Reading Back Verbal Orders Cuts Medical Mistakes

Residents reduced medication order errors from 9.1 percent to 0 percent

TUESDAY, May 2 (HealthDay News) -- Residents can reduce verbal medication order errors to just about zero by simply reading orders back to the attending physician or chief resident as they are entering them on portable computers during rounds, according to research presented at the annual meeting of the Pediatric Academic Societies in San Francisco.

Michael T. Vossmeyer, M.D., of Cincinnati Children's Hospital Medical Center in Ohio, and colleagues analyzed the process for making and recording verbal entries during rounds. They found that when the attending physician or chief resident gave orders to residents, who entered them into a portable computer at the patient's bedside, there was an error in fewer than seven out of 70 cases, or 9.1 percent. In two cases, residents entered the wrong drug, although most mistakes would not have harmed the patient.

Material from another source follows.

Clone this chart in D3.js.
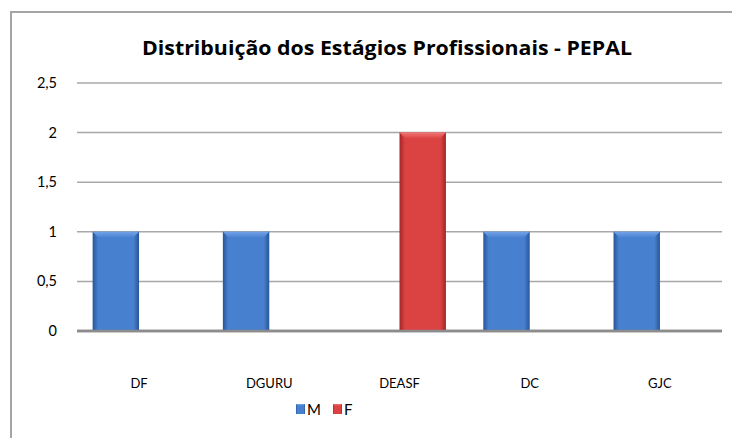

The researchers designed a new system in which residents read back orders as they entered them. By the end of the study, the new system had cut verbal order errors to 0 percent without adding any extra time to the process.

"A simple order read-back process resulted in a significant decrease in verbal order errors without an apparent increase in workload," the authors write. "Follow-up is being conducted to determine if the results are sustainable and the process is reliable."